Honda hasn’t hesitated to reach into its old bag of tricks as of late. Big Red recently resurrected the Transalp nameplate and repurposed two model monikers for the 2023 CB750 Hornet. Let’s not forget the Hawk 11 planned to hit the Japanese market as well.
That nostalgic nature isn’t exclusive to Honda either. Digital designer Oberdan Bezzi regularly gives in to such retro musings as well. This time around, the artist takes us back to the time of hair bands, padded shoulders, and acid-wash jeans with the Honda Silverwing 1100 concept.
Not to be confused with the Silver Wing scooter introduced by Honda in 2001, the Silverwing 1100 builds a tourer atop the Rebel 1100’s foundations. That includes an SOHC, 1,083cc parallel-twin engine responsible for 86 horsepower and 72 lb-ft of torque. Seemingly, everything from the steel diamond frame to the exhaust system to the piggyback rear shocks remain the same.
The Silverwing clearly departs from the full-sized cruiser when it comes down to the bodywork, though. A new subframe raises the blocky, ‘80s-inspired ear end, while a dual-seat configuration promotes long-distance travels. New side panels flaunt a Silverwing badge and Bezzi reshapes the fuel tank to resemble the iconic GL1100. The second-generation Gold Wing also influenced the era-accurate front fairing.
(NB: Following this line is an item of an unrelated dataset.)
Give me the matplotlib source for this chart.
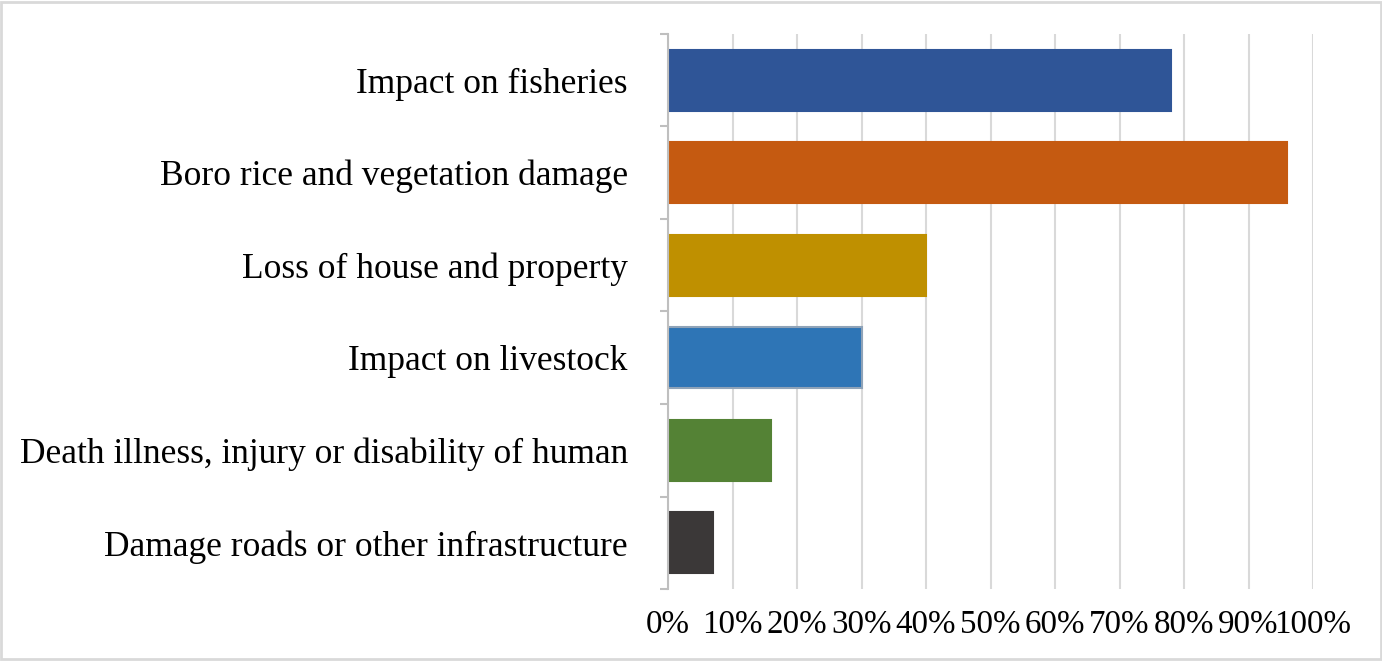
import matplotlib.pyplot as plt
from matplotlib.patches import Rectangle
from matplotlib.ticker import FixedLocator, PercentFormatter

categories = [
    "Impact on fisheries",
    "Boro rice and vegetation damage",
    "Loss of house and property",
    "Impact on livestock",
    "Death illness, injury or disability of human",
    "Damage roads or other infrastructure",
]
values = [78, 96, 40, 30, 16, 7]
colors = ["#2F5597", "#C55A11", "#BF9000", "#2E75B6", "#548235", "#3B3838"]
edges = ["#2F5597", "#C55A11", "#BF9000", "#8FA3B8", "#548235", "#3B3838"]
x_ticks = [0, 10, 20, 30, 40, 50, 60, 70, 80, 90, 100]

plt.rcParams["font.family"] = ["Liberation Serif", "DejaVu Serif"]

fig = plt.figure(figsize=(13.82, 6.61), dpi=100)
ax = fig.add_axes([0.4834, 0.1089, 0.4667, 0.8397])

pos = list(range(len(categories)))
ax.barh(pos, values, height=0.66, color=colors, edgecolor=edges, linewidth=1.5, zorder=3)

ax.set_xlim(0, 100)
ax.set_ylim(len(categories) - 0.5, -0.5)
ax.set_xticks(x_ticks)
ax.xaxis.set_major_formatter(PercentFormatter(decimals=0))
ax.set_yticks(pos)
ax.set_yticklabels(categories)
ax.yaxis.set_minor_locator(FixedLocator([p - 0.5 for p in pos] + [len(pos) - 0.5]))

ax.tick_params(axis="x", length=0, pad=15, labelsize=23.8)
ax.tick_params(axis="y", which="major", length=0, pad=29, labelsize=25.5)
ax.tick_params(axis="y", which="minor", length=6, width=1.5, color="#BFBFBF")

ax.grid(axis="x", color="#D9D9D9", linewidth=1.5, zorder=0)
for s in ["top", "right", "bottom"]:
    ax.spines[s].set_visible(False)
ax.spines["left"].set_color("#BFBFBF")
ax.spines["left"].set_linewidth(1.5)
ax.spines["left"].set_zorder(4)

fig.patches.append(Rectangle((0.001, 0.003), 0.998, 0.994, transform=fig.transFigure,
                             fill=False, edgecolor="#D9D9D9", linewidth=2))

fig.savefig("out.png", dpi=100)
Bezzi completes the transformation with a set of pull-pack, high-rise, buckhorn handlebars, and a period-inspired navy-blue paint job. Even the tall windscreen, pinstriping, and clunky taillight harken back to GL1100s.
As a clever play on the Gold Wing name, the digital artist deems his smaller grand-tourer as the Silverwing. However, integrating such a model into Honda’s real-world lineup could pose potential issues.
Team Red just launched the 2023 CMX1100T at EICMA 2022, a model that would undoubtedly cannibalize the Silverwing 1100 in the U.S. market. Nevertheless, Oberdan Bezzi’s vision of another Honda comeback hits all the hallmarks of the Gold Wing's golden years. We may never see a Silverwing hit the road, but as always, Bezzi’s design makes a compelling case.